Expansion of Antigen-Specific T Cells Using Programmable Biomaterial Adoptive Cellular Therapy - i3 Center Project 1

Summary: Adoptive T cell therapy (ACT) has demonstrated dramatic therapeutic benefit in hematologic cancers.  However, the identification and generation of cancer-specific T cells is laborious, the expansion rates and functionality of these T cell products are limited, and on-target and off-target side effects can carry substantial morbidity. New biomaterials can potentially overcome many current challenges related to T cell-mediated cancer immunotherapy.

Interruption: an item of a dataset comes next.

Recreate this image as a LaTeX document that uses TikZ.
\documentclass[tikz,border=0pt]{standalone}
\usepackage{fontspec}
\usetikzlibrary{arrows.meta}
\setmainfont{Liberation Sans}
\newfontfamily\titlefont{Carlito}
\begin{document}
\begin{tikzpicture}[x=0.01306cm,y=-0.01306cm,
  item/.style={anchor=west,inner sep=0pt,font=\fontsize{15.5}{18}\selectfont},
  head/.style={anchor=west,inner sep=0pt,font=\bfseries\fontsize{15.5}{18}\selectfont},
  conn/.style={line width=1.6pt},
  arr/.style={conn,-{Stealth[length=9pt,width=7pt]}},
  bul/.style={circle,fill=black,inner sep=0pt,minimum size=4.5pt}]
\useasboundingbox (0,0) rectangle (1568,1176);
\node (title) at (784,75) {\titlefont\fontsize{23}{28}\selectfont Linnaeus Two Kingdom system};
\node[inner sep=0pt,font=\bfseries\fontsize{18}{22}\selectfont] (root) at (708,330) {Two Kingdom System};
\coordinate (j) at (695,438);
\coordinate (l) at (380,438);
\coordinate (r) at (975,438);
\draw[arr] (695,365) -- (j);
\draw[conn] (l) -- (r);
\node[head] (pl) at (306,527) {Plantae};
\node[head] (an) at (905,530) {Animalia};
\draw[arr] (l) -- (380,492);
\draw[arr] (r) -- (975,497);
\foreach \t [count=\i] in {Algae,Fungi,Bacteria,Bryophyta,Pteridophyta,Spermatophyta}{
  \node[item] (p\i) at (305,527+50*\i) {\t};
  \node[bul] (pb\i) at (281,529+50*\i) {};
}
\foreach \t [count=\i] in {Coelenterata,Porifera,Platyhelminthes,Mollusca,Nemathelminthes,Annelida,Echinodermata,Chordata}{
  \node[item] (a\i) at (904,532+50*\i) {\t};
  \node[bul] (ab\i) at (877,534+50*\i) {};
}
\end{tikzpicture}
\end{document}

We have recently developed a 3D system that mimics antigen-presenting cells (APCs). These biodegradable, APC-mimetic scaffolds (APC-ms) consist of a fluid lipid bilayer supported by mesoporous silica micro-rods (MSRs), enabling precise spatial and temporal presentation of membrane-bound and soluble cues for T cell activation. APC-ms enable robust antigen-specific expansion of rare cytotoxic T-cell subpopulations at a greater magnitude than autologous monocyte-derived dendritic cells, and in a xenograft lymphoma model, CD19 CAR- T cells expanded using APC-ms  improved anti-tumor efficacy and overall survival, as compared to Dynabead-expanded cells. Importantly this “mix and match” APC-ms technology, makes it possible to simply combine various stimulatory, co-stimulatory and cytokine cues, and incorporate each in pre-defined compositions to enable unprecedented precision and accuracy in mimicking and modulating how APCs naturally signal to T cells. APC-ms can be configured to expand T cells of defined multi-epitope specificity, which would be expected to provide greater anti-tumor activity than cellular products of a single specificity, potentially limiting immune-escape mechanisms. 

We now propose to develop this approach for both solid tumors and hematologic malignancies with the following aims:

1. Define optimal conditions for expanding rare tumor-specific human CD8 T cells while preserving high functionality. We will optimize the APC-ms system for human T cells specific for defined melanoma antigen MART1 to best support expansion of stem and central memory MART1-specific T cells.

2. Adapt the APC-ms system for generating polyclonal CD8 T cells expanded against multiple epitopes.

3. Utilize APC-ms to expand hematopoietically-restricted minor histocompatibility antigen (mHAg)-specific T cells from patients with AML.